[Code that draws figures]
========================================================================

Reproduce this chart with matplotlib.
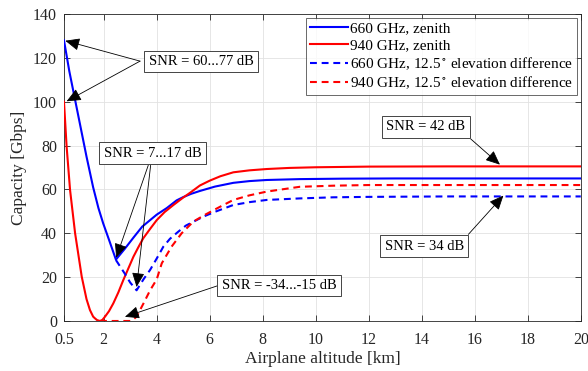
import matplotlib
matplotlib.use("Agg")
import matplotlib.pyplot as plt

plt.rcParams['font.family'] = ['Liberation Serif', 'DejaVu Serif']
plt.rcParams['mathtext.fontset'] = 'stix'

# --- data ---
alt_660_zen = [0.5, 0.7, 0.85, 1.1, 1.35, 1.6, 1.8, 1.98, 2.2, 2.46, 2.8, 3.12, 3.45, 3.75, 4.0, 4.38,
               4.75, 5.0, 5.3, 5.63, 6.2, 6.89, 7.5, 8.15, 9.4, 11, 13, 16, 20]
cap_660_zen = [128, 114, 105, 90, 75, 61, 51.5, 44.5, 37, 28, 33, 38, 43, 46, 48.5, 51.5,
               55, 56.5, 58, 59.3, 61.3, 63, 63.8, 64.3, 64.7, 64.9, 65, 65, 65]

alt_940_zen = [0.5, 0.6, 0.73, 0.92, 1.17, 1.35, 1.48, 1.6, 1.67, 1.75, 1.86, 1.95, 2.05, 2.2,
               2.36, 2.55, 2.74, 2.93, 3.12, 3.3, 3.49, 3.75, 4.0, 4.3, 4.63, 5.0, 5.25, 5.63,
               6.0, 6.4, 6.89, 7.5, 8.15, 9.0, 10, 12, 15, 20]
cap_940_zen = [100, 79.5, 59.7, 40, 20.2, 10, 5, 2, 1.2, 0.4, 0, 0.5, 2, 4.5,
               8, 13, 18.7, 24, 29.3, 33.5, 37.7, 42, 46, 49.7, 52.9, 56.3, 58.4, 61.8,
               64, 66, 67.8, 68.7, 69.3, 69.8, 70.1, 70.4, 70.5, 70.5]

alt_660_elev = [2.46, 2.8, 3.0, 3.24, 3.5, 3.75, 4.0, 4.25, 4.5, 4.81, 5.1, 5.5, 5.76, 6.2,
                6.89, 7.5, 8.15, 9.4, 10.66, 12, 15, 20]
cap_660_elev = [27.8, 21.5, 17.5, 14, 19, 23.3, 28.5, 33.9, 37.5, 40.7, 43.5, 46, 47.6, 49.8,
                52.9, 54.2, 55.2, 55.9, 56.4, 56.6, 56.8, 56.8]

alt_940_elev = [1.86, 2.5, 3.0, 3.1, 3.24, 3.5, 3.75, 4.0, 4.19, 4.56, 4.94, 5.38, 5.8, 6.39,
                6.89, 7.5, 8.15, 9.4, 10.66, 12, 15, 20]
cap_940_elev = [0, 0, 0, 0.5, 2, 8, 14, 19, 26.3, 33.9, 40, 45.3, 48.3, 52.1,
                55.2, 57.3, 59, 61.2, 61.7, 62, 62, 62]

series_labels = ["660 GHz, zenith", "940 GHz, zenith",
                 "660 GHz, 12.5$\\,^{\\circ}$ elevation difference",
                 "940 GHz, 12.5$\\,^{\\circ}$ elevation difference"]

x_ticks = [0.5, 2, 4, 6, 8, 10, 12, 14, 16, 18, 20]
x_tick_labels = ["0.5", "2", "4", "6", "8", "10", "12", "14", "16", "18", "20"]
y_ticks = [0, 20, 40, 60, 80, 100, 120, 140]

fig = plt.figure(figsize=(5.88, 3.71), dpi=100)
ax = fig.add_axes([0.1088, 0.1348, 0.8789, 0.8275])

lw = 1.5
ax.plot(alt_660_zen, cap_660_zen, color=(0, 0, 1), lw=lw, label=series_labels[0], zorder=3)
ax.plot(alt_940_zen, cap_940_zen, color=(1, 0, 0), lw=lw, label=series_labels[1], zorder=3)
ax.plot(alt_660_elev, cap_660_elev, color=(0, 0, 1), lw=lw, ls=(0, (3.3, 2.3)), label=series_labels[2], zorder=3)
ax.plot(alt_940_elev, cap_940_elev, color=(1, 0, 0), lw=lw, ls=(0, (3.3, 2.3)), label=series_labels[3], zorder=3)

ax.set_xlim(0.5, 20)
ax.set_ylim(0, 140)
ax.set_xticks(x_ticks)
ax.set_xticklabels(x_tick_labels)
ax.set_yticks(y_ticks)
ax.grid(True, color='#e2e2e2', lw=0.6)
ax.set_axisbelow(True)
ax.tick_params(direction='in', top=True, right=True, length=4, width=0.6,
               labelsize=11.5, colors='#262626', pad=5)
ax.tick_params(axis='x', pad=8)
for s in ax.spines.values():
    s.set_color('#262626')
    s.set_linewidth(0.6)
ax.set_xlabel("Airplane altitude [km]", fontsize=12.5, color='#262626', labelpad=2)
ax.set_ylabel("Capacity [Gbps]", fontsize=12.5, color='#262626', labelpad=4)

leg = ax.legend(loc='upper right', fontsize=11, frameon=True, fancybox=False,
                edgecolor='#262626', handlelength=2.5, handletextpad=0.15,
                borderpad=0.25, labelspacing=0.2, borderaxespad=0.25)
leg.get_frame().set_linewidth(0.6)

box = dict(boxstyle='square,pad=0.3', fc='white', ec='#262626', lw=0.6)
aprops = dict(arrowstyle='-|>,head_length=0.8,head_width=0.35', color='black',
              lw=0.6, shrinkA=0, shrinkB=0, mutation_scale=11)

def label(txt, x, y):
    ax.text(x, y, txt, fontsize=10.5, ha='center', va='center', bbox=box, zorder=6)

def arrow(x0, y0, x1, y1):
    ax.annotate('', xy=(x1, y1), xytext=(x0, y0), arrowprops=aprops, zorder=5)

label("SNR = 60...77 dB", 5.67, 118.3)
arrow(3.37, 118.5, 0.55, 127.8)
arrow(3.37, 118.5, 0.6, 100.2)

label("SNR = 7...17 dB", 3.84, 76.5)
arrow(3.68, 71.0, 2.47, 28.8)
arrow(3.77, 71.0, 3.24, 15.5)

label("SNR = -34...-15 dB", 8.61, 16.2)
arrow(6.28, 16.0, 2.8, 1.9)

label("SNR = 42 dB", 14.15, 88.6)
arrow(15.85, 83.0, 16.95, 71.3)

label("SNR = 34 dB", 14.1, 34.1)
arrow(15.76, 39.5, 17.08, 57.2)

fig.savefig("out.png", dpi=100)
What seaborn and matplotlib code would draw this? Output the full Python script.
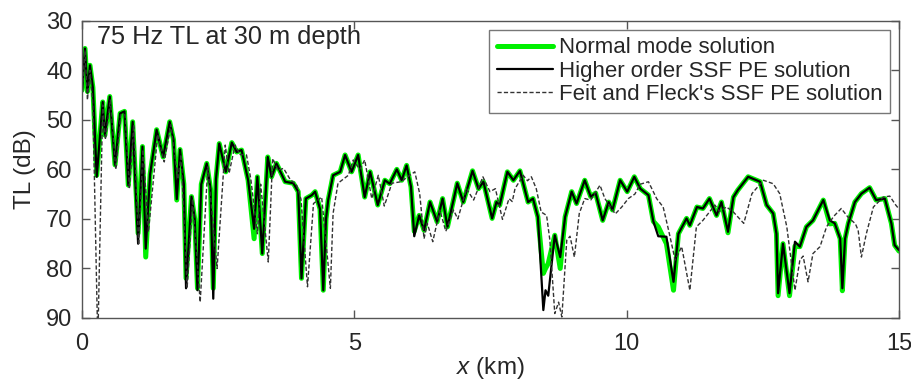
import numpy as np
import pandas as pd
import matplotlib
matplotlib.use("Agg")
import matplotlib.pyplot as plt
import seaborn as sns

# ---------------- data ----------------
range_km = [0.0, 0.055, 0.10, 0.147, 0.20, 0.27, 0.38, 0.42, 0.51, 0.606, 0.70, 0.78, 0.85, 0.93,
            1.03, 1.11, 1.17, 1.25, 1.37, 1.49, 1.61, 1.68, 1.74, 1.80, 1.87, 1.91, 2.01, 2.07,
            2.12, 2.19, 2.29, 2.36, 2.41, 2.46, 2.52, 2.64, 2.75, 2.84, 2.93, 3.05, 3.16, 3.22,
            3.31, 3.41, 3.48, 3.57, 3.73, 3.88, 3.97, 4.03, 4.11, 4.22, 4.28, 4.37, 4.43, 4.48,
            4.52, 4.61, 4.74, 4.83, 4.95, 5.07, 5.19, 5.29, 5.43, 5.56, 5.65, 5.78, 5.87, 5.96,
            6.04, 6.10, 6.19, 6.28, 6.39, 6.52, 6.62, 6.71, 6.89, 7.00, 7.17, 7.28, 7.37, 7.53,
            7.61, 7.67, 7.81, 7.92, 8.04, 8.19, 8.28, 8.37, 8.47, 8.51, 8.56, 8.68, 8.78, 8.87,
            8.99, 9.08, 9.23, 9.34, 9.43, 9.56, 9.67, 9.74, 9.88, 10.01, 10.14, 10.25, 10.40,
            10.49, 10.58, 10.73, 10.86, 10.95, 11.10, 11.16, 11.29, 11.40, 11.52, 11.65, 11.74,
            11.86, 11.96, 12.04, 12.23, 12.45, 12.57, 12.69, 12.75, 12.78, 12.87, 12.99, 13.09,
            13.18, 13.30, 13.42, 13.61, 13.73, 13.82, 13.92, 13.96, 14.01, 14.07, 14.19, 14.31,
            14.46, 14.58, 14.74, 14.86, 14.92, 15.0]

tl_normal_mode = [44.0, 35.6, 44.3, 39.0, 43.5, 61.2, 46.4, 53.1, 45.3, 59.1, 48.7, 48.3, 63.2, 50.4,
                  72.9, 55.4, 77.7, 61.0, 52.0, 57.5, 50.4, 54.0, 66.2, 56.0, 63.0, 82.0, 65.5, 70.0,
                  84.0, 63.0, 58.8, 64.0, 84.0, 62.0, 54.8, 60.5, 54.6, 56.5, 56.1, 62.2, 74.0, 61.5,
                  77.0, 57.5, 61.5, 58.8, 62.5, 62.8, 64.5, 82.0, 65.9, 65.2, 64.5, 68.0, 84.4, 70.0,
                  66.2, 61.2, 60.5, 57.1, 60.5, 57.1, 65.6, 60.5, 67.2, 62.2, 62.9, 60.0, 62.2, 59.2,
                  63.5, 72.5, 69.3, 72.3, 66.6, 70.6, 65.9, 71.6, 62.8, 66.6, 60.3, 63.9, 62.5, 69.9,
                  66.6, 67.2, 60.5, 62.2, 60.3, 66.6, 65.9, 69.6, 81.0, 80.0, 79.0, 73.3, 80.0, 69.6,
                  64.5, 66.9, 62.2, 65.5, 64.8, 70.3, 66.6, 68.2, 62.2, 64.5, 61.5, 63.9, 65.2,
                  70.5, 71.6, 75.0, 84.4, 73.0, 69.9, 71.3, 67.6, 67.9, 65.9, 69.3, 66.6,
                  72.8, 65.6, 64.2, 61.5, 62.5, 67.2, 68.9, 73.0, 85.5, 75.0, 85.5, 75.5,
                  75.6, 71.6, 70.3, 66.2, 71.0, 70.9, 74.0, 84.5, 74.0, 70.9, 66.6, 64.9,
                  63.7, 66.2, 65.9, 70.9, 75.3, 76.5]

tl_higher_order = [44.5, 35.6, 44.5, 39.0, 43.5, 61.5, 46.4, 53.1, 45.3, 59.1, 48.7, 48.3, 63.2, 50.4,
                   75.0, 55.4, 76.0, 61.0, 52.0, 57.5, 50.4, 54.0, 66.0, 56.0, 63.0, 84.0, 65.5, 70.0,
                   84.4, 63.0, 58.8, 64.0, 86.1, 62.0, 54.8, 60.5, 54.6, 56.5, 56.1, 62.2, 72.0, 61.5,
                   77.0, 57.5, 61.5, 58.8, 62.5, 62.8, 64.5, 82.0, 65.9, 65.2, 64.5, 68.0, 84.4, 70.0,
                   66.2, 61.2, 60.5, 57.1, 60.5, 57.1, 65.6, 60.5, 67.2, 62.2, 62.9, 60.0, 62.2, 59.2,
                   63.5, 73.5, 69.3, 72.3, 66.6, 70.6, 65.9, 71.6, 62.8, 66.6, 60.3, 63.9, 62.5, 69.9,
                   66.6, 67.2, 60.5, 62.2, 60.3, 66.6, 65.9, 69.6, 88.4, 84.4, 85.5, 73.3, 77.7, 69.6,
                   64.5, 66.9, 62.2, 65.5, 64.8, 70.3, 66.6, 68.2, 62.2, 64.5, 61.5, 63.9, 65.2,
                   70.5, 73.5, 73.6, 82.7, 73.0, 69.9, 71.3, 67.6, 67.9, 65.9, 69.3, 66.6,
                   72.6, 65.6, 64.2, 61.5, 62.5, 67.2, 68.9, 73.0, 85.0, 75.0, 85.0, 74.6,
                   75.6, 71.6, 70.3, 66.2, 70.3, 70.9, 74.0, 84.0, 74.0, 70.9, 66.6, 64.9,
                   63.7, 66.2, 65.9, 70.9, 75.3, 76.3]

range_km_feit = [0.0, 0.055, 0.10, 0.147, 0.20, 0.29, 0.38, 0.43, 0.52, 0.62, 0.71, 0.79, 0.87, 0.95,
                 1.04, 1.12, 1.22, 1.39, 1.51, 1.63, 1.76, 1.82, 1.93, 2.03, 2.17, 2.31, 2.48, 2.63,
                 2.70, 2.81, 2.90, 3.02, 3.10, 3.22, 3.28, 3.42, 3.50, 3.60, 3.70, 3.82, 3.94, 4.02,
                 4.14, 4.25, 4.40, 4.56, 4.61, 4.70, 4.89, 4.98, 5.10, 5.19, 5.32, 5.44, 5.55, 5.69,
                 5.86, 5.98, 6.11, 6.20, 6.28, 6.34, 6.44, 6.57, 6.68, 6.82, 6.90, 7.06, 7.19, 7.36,
                 7.49, 7.59, 7.72, 7.84, 7.90, 7.95, 8.10, 8.18, 8.25, 8.34, 8.43, 8.53, 8.59, 8.68,
                 8.75, 8.81, 8.90, 8.96, 9.04, 9.13, 9.23, 9.34, 9.51, 9.60, 9.79, 9.91, 10.03, 10.15,
                 10.25, 10.40, 10.55, 10.67, 10.77, 10.89, 11.01, 11.16, 11.28, 11.40, 11.62, 11.70,
                 11.83, 11.95, 12.15, 12.30, 12.51, 12.69, 12.81, 12.94, 13.09, 13.18, 13.24, 13.33,
                 13.42, 13.55, 13.67, 13.80, 13.94, 14.06, 14.20, 14.25, 14.31, 14.40, 14.53, 14.71,
                 14.83, 14.94, 15.0]

tl_feit_fleck = [45.0, 36.0, 46.0, 40.0, 47.0, 95.0, 47.0, 54.0, 46.0, 60.0, 49.0, 49.0, 64.0, 51.0,
                 75.3, 56.0, 72.6, 53.0, 58.5, 51.0, 62.0, 57.0, 84.0, 66.0, 86.8, 59.5, 80.0, 55.1,
                 60.8, 55.1, 57.0, 57.1, 62.0, 73.0, 63.0, 78.7, 57.8, 60.2, 59.8, 62.0, 63.2, 66.0,
                 83.7, 66.9, 65.6, 84.0, 68.9, 62.8, 61.2, 58.1, 60.0, 58.1, 65.9, 61.2, 67.4, 62.8,
                 62.5, 61.5, 60.5, 64.9, 74.0, 70.9, 74.6, 68.2, 72.5, 68.2, 70.0, 63.9, 66.2, 61.5,
                 64.5, 63.9, 70.1, 65.9, 66.5, 63.9, 61.2, 62.3, 61.5, 63.9, 68.6, 69.3, 74.3, 89.1,
                 86.8, 89.8, 74.3, 73.5, 77.7, 68.9, 65.9, 66.2, 63.2, 65.9, 69.0, 67.6, 65.9, 65.0,
                 63.0, 62.5, 65.9, 67.6, 72.3, 78.3, 75.6, 84.4, 71.6, 70.3, 67.2, 68.5,
                 67.6, 68.5, 70.9, 64.9, 62.2, 62.9, 64.9, 71.6, 84.4, 78.3, 77.5, 82.7,
                 77.0, 75.6, 71.6, 69.5, 67.9, 69.6, 71.0, 72.3, 77.7, 73.0, 67.6, 65.6,
                 65.4, 67.2, 68.0]

series_names = ["Normal mode solution", "Higher order SSF PE solution",
                "Feit and Fleck's SSF PE solution"]
title_text = "75 Hz TL at 30 m depth"
x_ticks = [0, 5, 10, 15]
y_ticks = [30, 40, 50, 60, 70, 80, 90]

df = pd.concat([
    pd.DataFrame({"x": range_km, "TL": tl_normal_mode, "series": series_names[0]}),
    pd.DataFrame({"x": range_km, "TL": tl_higher_order, "series": series_names[1]}),
    pd.DataFrame({"x": range_km_feit, "TL": tl_feit_fleck, "series": series_names[2]}),
])

# ---------------- styling ----------------
sns.set_theme(style="ticks")
plt.rcParams["font.family"] = ["Liberation Sans", "DejaVu Sans"]
plt.rcParams["mathtext.fontset"] = "custom"
plt.rcParams["mathtext.it"] = "Liberation Sans:italic"
plt.rcParams["mathtext.rm"] = "Liberation Sans"

fig = plt.figure(figsize=(9.12, 3.84), dpi=100)
ax = fig.add_axes([82 / 912, 1 - 318 / 384, (899 - 82) / 912, (318 - 20.7) / 384])

styles = {
    series_names[0]: dict(color="#00f000", lw=3.6, ls="-"),
    series_names[1]: dict(color="black", lw=1.6, ls="-"),
    series_names[2]: dict(color="#333333", lw=1.0, ls=(0, (3, 1.6))),
}
for name in series_names:
    st = styles[name]
    sns.lineplot(data=df[df["series"] == name], x="x", y="TL", ax=ax, estimator=None,
                 sort=False, color=st["color"], linewidth=st["lw"], linestyle=st["ls"],
                 label=name, solid_joinstyle="round")

ax.set_xlim(0, 15)
ax.set_ylim(90, 30)
ax.set_xticks(x_ticks)
ax.set_yticks(y_ticks)
ax.tick_params(direction="in", length=6, width=1, color="#555555", labelsize=17,
               top=True, right=True)
ax.tick_params(axis="x", pad=11)
ax.tick_params(axis="y", pad=7)
for s in ax.spines.values():
    s.set_color("#555555")
    s.set_linewidth(1.0)
ax.set_xlabel("$x$ (km)", fontsize=17.5, labelpad=0)
ax.set_ylabel("TL (dB)", fontsize=17.5, labelpad=7)
ax.text(0.018, 0.985, title_text, transform=ax.transAxes, fontsize=18.3,
        va="top", ha="left")

leg = ax.legend(loc="upper right", fontsize=16, frameon=True, fancybox=False,
                edgecolor="#555555", handlelength=2.5, labelspacing=0.1,
                borderaxespad=0.4, borderpad=0.35, handletextpad=0.27)
leg.get_frame().set_linewidth(1.0)

fig.savefig("out.png", dpi=100)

========================================================================

--- Work instructions ---
Please quote the lines of the material, beginning with the first and ending with the one that contains "plt.rcParams['mathtext.fontset'] = 'stix'", exactly as written and without any pictures.

--- Task result ---
Reproduce this chart with matplotlib.
import matplotlib
matplotlib.use("Agg")
import matplotlib.pyplot as plt

plt.rcParams['font.family'] = ['Liberation Serif', 'DejaVu Serif']
plt.rcParams['mathtext.fontset'] = 'stix'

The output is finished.